High Speed Internet

Discussion in 'Hardware' started by chittowntrader0, Nov 29, 2007.

  1. Joab

    Joab

  2. gnome

    gnome

    Wouldn't do you any good, however, if the recipient had a 10MB limit and bounced it.
     
    #52     Dec 9, 2007
  3. gnome

    gnome

    Agree about the jump drive (damn handy devices!). Not knowing the attachment size limit, I'd yesterday tried to send a driver as an email attachment and got it bounced.

    All this makes me think I should consider getting a Gmail account. :D

    Thanks for the good info.
     
    #53     Dec 9, 2007
  4. gnome

    gnome

    FWIW... Talked to Comcast tech support today... they are finishing up tests to SOON bring 12-32Mps service (currently estimating Q1, '08)... speed varies by location.
     
    #54     Dec 9, 2007
  5. gnome

    gnome

    #55     Dec 9, 2007
  6. gnome

    gnome

    FWIW... I traded for years on dialup. Now that I have broadband, I still see ZERO difference in execution speed.
     
    #56     Dec 9, 2007
  7. JackR

    JackR

    In the bandwidth examples shown there are three numbers -
    Downlink, Uplink and Ping Time.

    As pointed out by most responders, downlink speed is important to assure minimum delay in getting market data during an "event." (Fed or what have you).
    Uplink has little meaning for most trading unless you are submitting S&P 500 basket orders.

    The ping time number is important as that is the round trip time between you and the test point. For purposes of this board discussion, ping time is independent of transmission speed (UL/DL capacity).

    In general the ping time of a DSL connection will not change very much over time unless the route between you and the far end server changes.
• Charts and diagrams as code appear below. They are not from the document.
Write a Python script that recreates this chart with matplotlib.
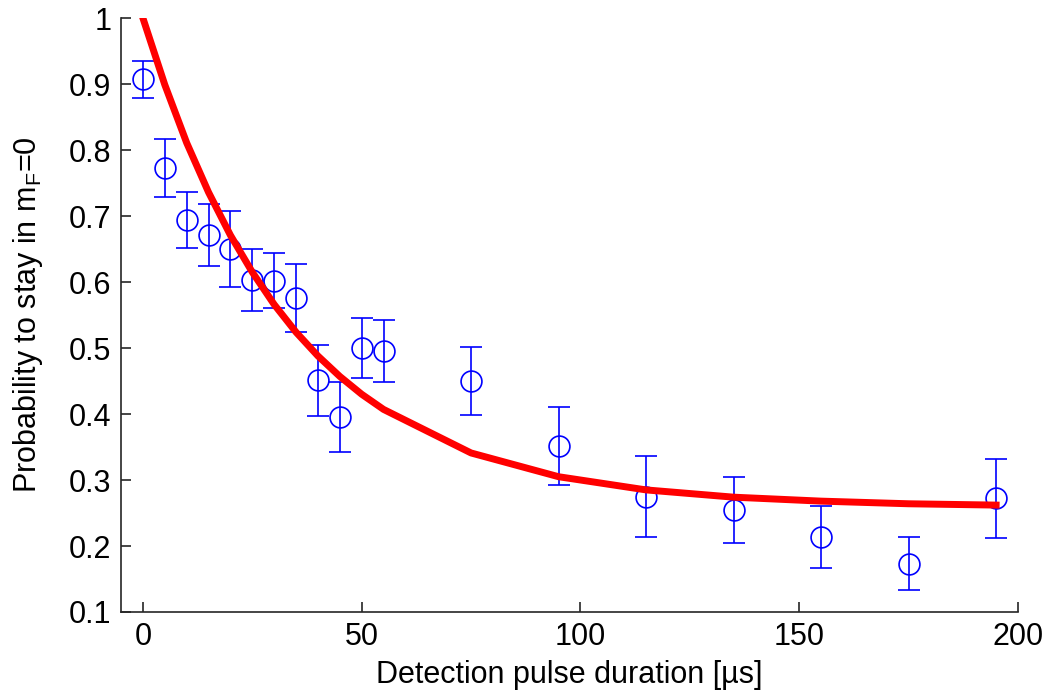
import numpy as np
import matplotlib.pyplot as plt

plt.rcParams['font.family'] = ['Liberation Sans', 'DejaVu Sans']
plt.rcParams['mathtext.fontset'] = 'custom'
plt.rcParams['mathtext.rm'] = 'Liberation Sans'
plt.rcParams['mathtext.it'] = 'Liberation Sans'

# measured data
t_us = [0, 5, 10, 15, 20, 25, 30, 35, 40, 45, 50, 55, 75, 95, 115, 135, 155, 175, 195]
prob = [0.907, 0.773, 0.694, 0.672, 0.650, 0.603, 0.602, 0.576, 0.451, 0.395,
        0.500, 0.495, 0.450, 0.352, 0.275, 0.254, 0.214, 0.173, 0.272]
prob_err = [0.028, 0.044, 0.042, 0.047, 0.058, 0.047, 0.042, 0.051, 0.054, 0.053,
            0.046, 0.047, 0.052, 0.059, 0.061, 0.050, 0.047, 0.040, 0.060]

# fitted curve at the same durations
fit = [1.0, 0.899, 0.811, 0.736, 0.671, 0.615, 0.566, 0.524, 0.488, 0.457,
       0.430, 0.407, 0.341, 0.305, 0.285, 0.274, 0.268, 0.264, 0.262]

fig = plt.figure(figsize=(10.47, 6.96), dpi=100)
ax = fig.add_axes([0.1156, 0.1207, 0.8567, 0.8533])

ax.errorbar(t_us, prob, yerr=prob_err, fmt='o', color='blue', mfc='none',
            markersize=15, mew=1.2, elinewidth=1.2, capsize=8, capthick=1.2, zorder=2)
ax.plot(t_us, fit, color='red', linewidth=5, zorder=3)

ax.set_xlim(-5, 200)
ax.set_ylim(0.1, 1)
ax.set_xticks([0, 50, 100, 150, 200])
ax.set_yticks(np.arange(0.1, 1.01, 0.1))
ax.set_yticklabels(['0.1', '0.2', '0.3', '0.4', '0.5', '0.6', '0.7', '0.8', '0.9', '1'])

for s in ['top', 'right']:
    ax.spines[s].set_visible(False)
for s in ['left', 'bottom']:
    ax.spines[s].set_color('#262626')
    ax.spines[s].set_linewidth(1.2)
ax.tick_params(direction='in', length=7, width=1.2, labelsize=22, pad=7, colors='#262626', labelcolor='black')

ax.set_xlabel('Detection pulse duration [µs]', fontsize=22, labelpad=6)
ax.set_ylabel('Probability to stay in m$_\\mathrm{F}$=0', fontsize=22, labelpad=17)

fig.savefig('out.png', dpi=100)
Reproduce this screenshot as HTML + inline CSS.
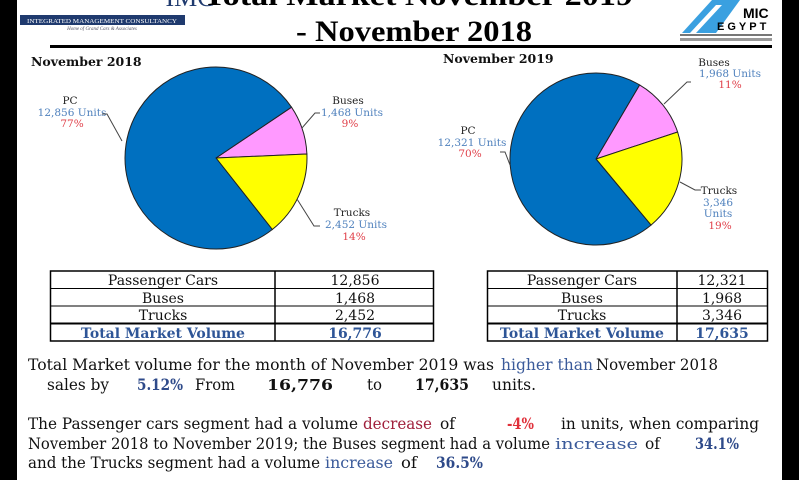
<!DOCTYPE html>
<html><head><meta charset="utf-8"><style>
html,body{margin:0;padding:0;background:#fff;}
svg{display:block;}
</style></head><body>
<svg width="799" height="480" viewBox="0 0 799 480" xmlns="http://www.w3.org/2000/svg" font-family="'DejaVu Serif','Liberation Serif',serif">
<rect width="799" height="480" fill="#fff"/>
<rect x="0" y="0" width="17" height="480" fill="#000"/>
<rect x="782" y="0" width="17" height="480" fill="#000"/>
<!-- IMC logo -->
<text x="190" y="6" font-family="'Liberation Serif',serif" font-size="26" fill="#1f3a6e" text-anchor="middle">IMC</text>
<rect x="20" y="15" width="165" height="10" fill="#1f3a6e"/>
<text x="102" y="23" font-family="'Liberation Serif',serif" font-size="6.5" fill="#fff" text-anchor="middle" textLength="150" lengthAdjust="spacingAndGlyphs">INTEGRATED MANAGEMENT CONSULTANCY</text>
<text x="102" y="30" font-family="'Liberation Serif',serif" font-size="5" font-style="italic" fill="#556" text-anchor="middle">Home of Grand Cars &amp; Associates</text>
<!-- title -->
<text x="418" y="5" font-size="30" font-weight="bold" fill="#000" text-anchor="middle" textLength="430" lengthAdjust="spacingAndGlyphs" font-family="'Liberation Serif',serif">Total Market November 2019</text>
<text x="414" y="41" font-size="30" font-weight="bold" fill="#000" text-anchor="middle" textLength="236" lengthAdjust="spacingAndGlyphs" font-family="'Liberation Serif',serif">- November 2018</text>
<!-- AMIC logo -->
<polygon points="682,33 712,0 740,0 716,33" fill="#3aa0e0"/>
<polygon points="690,33 716,5 722,5 696,33" fill="#fff"/>
<text x="743" y="18" font-family="'Liberation Sans',sans-serif" font-weight="bold" font-size="14" fill="#000">MIC</text>
<text x="717" y="30" font-family="'Liberation Sans',sans-serif" font-weight="bold" font-size="11" fill="#000" letter-spacing="3">EGYPT</text>
<rect x="680" y="34" width="92" height="2" fill="#777"/>
<rect x="680" y="38" width="92" height="3" fill="#999"/>
<!-- separator -->
<rect x="50" y="45" width="722" height="3" fill="#000"/>
<!-- headers -->
<text x="31" y="66" font-size="12.5" font-weight="bold" fill="#111">November 2018</text>
<text x="443" y="63" font-size="12.5" font-weight="bold" fill="#111">November 2019</text>
<!-- left pie -->
<g stroke="#222" stroke-width="1">
<path d="M216,158 L291.5,107.2 A91,91 0 0,1 306.9,154 Z" fill="#ff99ff"/>
<path d="M216,158 L306.9,154 A91,91 0 0,1 272.3,229.5 Z" fill="#ffff00"/>
<path d="M216,158 L272.3,229.5 A91,91 0 1,1 291.5,107.2 Z" fill="#0070c0"/>
</g>
<g font-size="10.5" text-anchor="middle">
<text x="70" y="104" fill="#222">PC</text>
<text x="72" y="116" fill="#4f81bd">12,856 Units</text>
<text x="72" y="127" fill="#e0404a">77%</text>
<text x="348" y="104" fill="#222">Buses</text>
<text x="352" y="116" fill="#4f81bd">1,468 Units</text>
<text x="350" y="127" fill="#e0404a">9%</text>
<text x="352" y="216" fill="#222">Trucks</text>
<text x="356" y="228" fill="#4f81bd">2,452 Units</text>
<text x="354" y="240" fill="#e0404a">14%</text>
</g>
<g stroke="#444" fill="none" stroke-width="1">
<polyline points="102,114 107,114 122,141"/>
<polyline points="320,113 315,113 302,128"/>
<polyline points="320,226 314,226 297,199"/>
</g>
<!-- right pie -->
<g stroke="#222" stroke-width="1">
<path d="M596,159 L639.6,84.9 A86,86 0 0,1 677.6,132 Z" fill="#ff99ff"/>
<path d="M596,159 L677.6,132 A86,86 0 0,1 651,225.1 Z" fill="#ffff00"/>
<path d="M596,159 L651,225.1 A86,86 0 1,1 639.6,84.9 Z" fill="#0070c0"/>
</g>
<g font-size="10.5" text-anchor="middle">
<text x="468" y="134" fill="#222">PC</text>
<text x="472" y="146" fill="#4f81bd">12,321 Units</text>
<text x="470" y="157" fill="#e0404a">70%</text>
<text x="714" y="66" fill="#222">Buses</text>
<text x="730" y="77" fill="#4f81bd">1,968 Units</text>
<text x="730" y="88" fill="#e0404a">11%</text>
<text x="719" y="194" fill="#222">Trucks</text>
<text x="718" y="206" fill="#4f81bd">3,346</text>
<text x="718" y="217" fill="#4f81bd">Units</text>
<text x="720" y="229" fill="#e0404a">19%</text>
</g>
<g stroke="#444" fill="none" stroke-width="1">
<polyline points="500,152 505,152 510,165"/>
<polyline points="691,82 687,82 664,104"/>
<polyline points="701,190 695,190 680,182"/>
</g>
<!-- tables -->
<g stroke="#000" fill="none">
<rect x="50.5" y="271" width="383" height="70" stroke-width="1.5"/>
<line x1="275" y1="271" x2="275" y2="341" stroke-width="1.5"/>
<line x1="50" y1="288.5" x2="434" y2="288.5" stroke-width="1"/>
<line x1="50" y1="306" x2="434" y2="306" stroke-width="1"/>
<line x1="50" y1="323.5" x2="434" y2="323.5" stroke-width="2"/>
<rect x="487.5" y="271" width="280" height="70" stroke-width="1.5"/>
<line x1="677" y1="271" x2="677" y2="341" stroke-width="1.5"/>
<line x1="487" y1="288.5" x2="768" y2="288.5" stroke-width="1"/>
<line x1="487" y1="306" x2="768" y2="306" stroke-width="1"/>
<line x1="487" y1="323.5" x2="768" y2="323.5" stroke-width="2"/>
</g>
<g font-size="14" text-anchor="middle" fill="#111">
<text x="163" y="285">Passenger Cars</text>
<text x="163" y="303">Buses</text>
<text x="163" y="320">Trucks</text>
<text x="163" y="338" font-weight="bold" fill="#2e5597">Total Market Volume</text>
<text x="355" y="285">12,856</text>
<text x="355" y="303">1,468</text>
<text x="355" y="320">2,452</text>
<text x="355" y="338" font-weight="bold" fill="#2e5597">16,776</text>
<text x="582" y="285">Passenger Cars</text>
<text x="582" y="303">Buses</text>
<text x="582" y="320">Trucks</text>
<text x="582" y="338" font-weight="bold" fill="#2e5597">Total Market Volume</text>
<text x="722" y="285">12,321</text>
<text x="722" y="303">1,968</text>
<text x="722" y="320">3,346</text>
<text x="722" y="338" font-weight="bold" fill="#2e5597">17,635</text>
</g>
<!-- body text -->
<g font-size="16" fill="#111">
<text x="28" y="370" textLength="466" lengthAdjust="spacingAndGlyphs">Total Market volume for the month of November 2019 was</text>
<text x="501" y="370" fill="#3a5a9a" textLength="92" lengthAdjust="spacingAndGlyphs">higher than</text>
<text x="596" y="370" textLength="122" lengthAdjust="spacingAndGlyphs">November 2018</text>
<text x="47" y="390" textLength="62" lengthAdjust="spacingAndGlyphs">sales by</text>
<text x="137" y="390" font-weight="bold" fill="#2e4a8a" textLength="46" lengthAdjust="spacingAndGlyphs">5.12%</text>
<text x="195" y="390" textLength="40" lengthAdjust="spacingAndGlyphs">From</text>
<text x="267" y="390" font-weight="bold" font-size="15" textLength="66" lengthAdjust="spacingAndGlyphs">16,776</text>
<text x="367" y="390" textLength="15" lengthAdjust="spacingAndGlyphs">to</text>
<text x="415" y="390" font-weight="bold" textLength="54" lengthAdjust="spacingAndGlyphs">17,635</text>
<text x="492" y="390" textLength="44" lengthAdjust="spacingAndGlyphs">units.</text>

<text x="28" y="429" textLength="330" lengthAdjust="spacingAndGlyphs">The Passenger cars segment had a volume</text>
<text x="363" y="429" fill="#a0203c" textLength="69" lengthAdjust="spacingAndGlyphs">decrease</text>
<text x="440" y="429" textLength="15" lengthAdjust="spacingAndGlyphs">of</text>
<text x="507" y="429" font-weight="bold" fill="#e0303a" textLength="27" lengthAdjust="spacingAndGlyphs">-4%</text>
<text x="561" y="429" textLength="198" lengthAdjust="spacingAndGlyphs">in units, when comparing</text>
<text x="28" y="449" textLength="522" lengthAdjust="spacingAndGlyphs">November 2018 to November 2019; the Buses segment had a volume</text>
<text x="555" y="449" fill="#3a5a9a" font-size="15" textLength="83" lengthAdjust="spacingAndGlyphs">increase</text>
<text x="645" y="449" textLength="15" lengthAdjust="spacingAndGlyphs">of</text>
<text x="695" y="449" font-weight="bold" fill="#2e4a8a" textLength="44" lengthAdjust="spacingAndGlyphs">34.1%</text>
<text x="28" y="468" textLength="292" lengthAdjust="spacingAndGlyphs">and the Trucks segment had a volume</text>
<text x="325" y="468" fill="#3a5a9a" textLength="68" lengthAdjust="spacingAndGlyphs">increase</text>
<text x="401" y="468" textLength="16" lengthAdjust="spacingAndGlyphs">of</text>
<text x="436" y="468" font-weight="bold" fill="#2e4a8a" textLength="47" lengthAdjust="spacingAndGlyphs">36.5%</text>
</g>
</svg>
</body></html>
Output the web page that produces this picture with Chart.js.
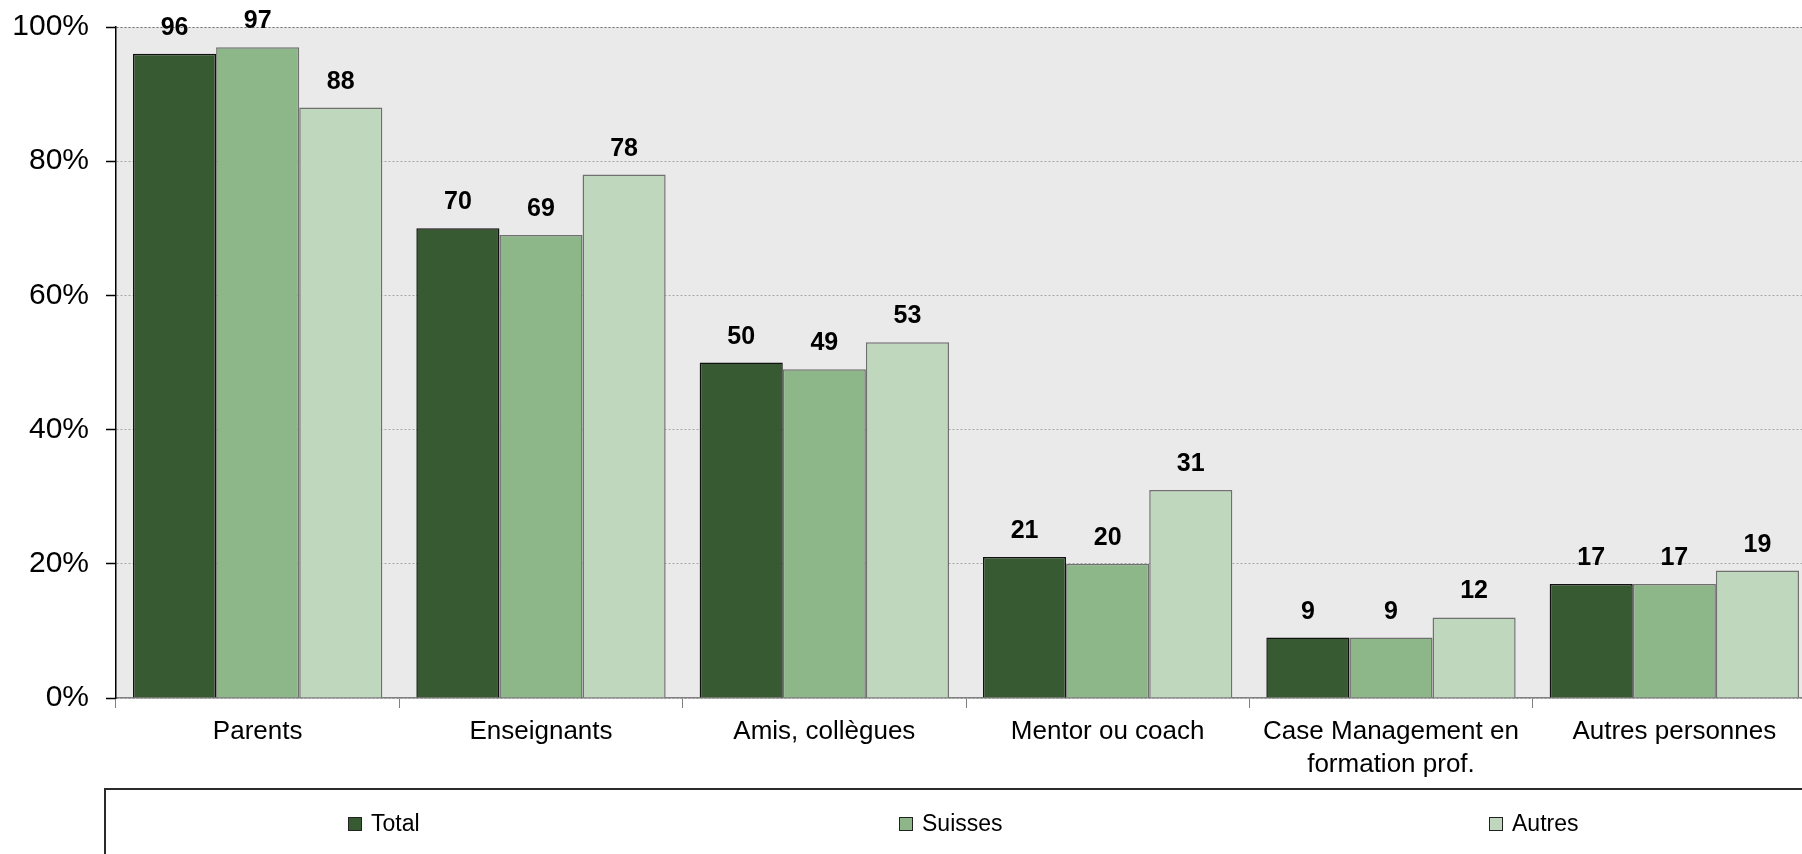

    What is missing from the posted numbers is the "packet loss" percentage. The internet was designed to be very robust. When a message is sent, be it a buy order, bid/ask/size, etc., the message is broken up into packets by the internet protocol running on your computer(or the brokers). Each packet is numbered. You send them sequentially, and the far end should receive them sequentially. In the event that there has been a problem on the network and one or more packets is missing, the protocol detects a missing packet and requests that it be resent. Packet loss can occur anywhere along the message path and the receiving router just requests a retransmission from the sending router, not the originating router. This delays the receipt of your message at the far end. In a cable system like Comcast, you are more apt to have "collisions" because you are competing with your neighbors for network access. This increases the need to resend packets between your computer and the network and vice versa. In DSL you are connected directly to the first router. Collisions can also occur all along the transmission path, so the fewer routers, the better. Route selection is beyond our control when using the internet. Leased lines are a different story, in performance and cost.


    Jack
     
    #57     Dec 9, 2007
  8. nealvan

    nealvan

    Yes that makes it more clearer. Thank you!
     
    #58     Dec 9, 2007
  9. nealvan

    nealvan

    Thank you.. And thank you everyone who who responded to my questions. I'm going to reread them a few times though out the week but this has already helped out a lot. Hopefully I'll get it right!
     
    #59     Dec 10, 2007
  10. To my understanding from other traders to a few techie buddies in the industry this wouldn't make an once of difference. For the most part all your trading software will require on the high side is about 1.5-2.0.. It is the latency and the drops that are the most important. Plus you wouldnt really be getting all that anyway, just a fraction of it.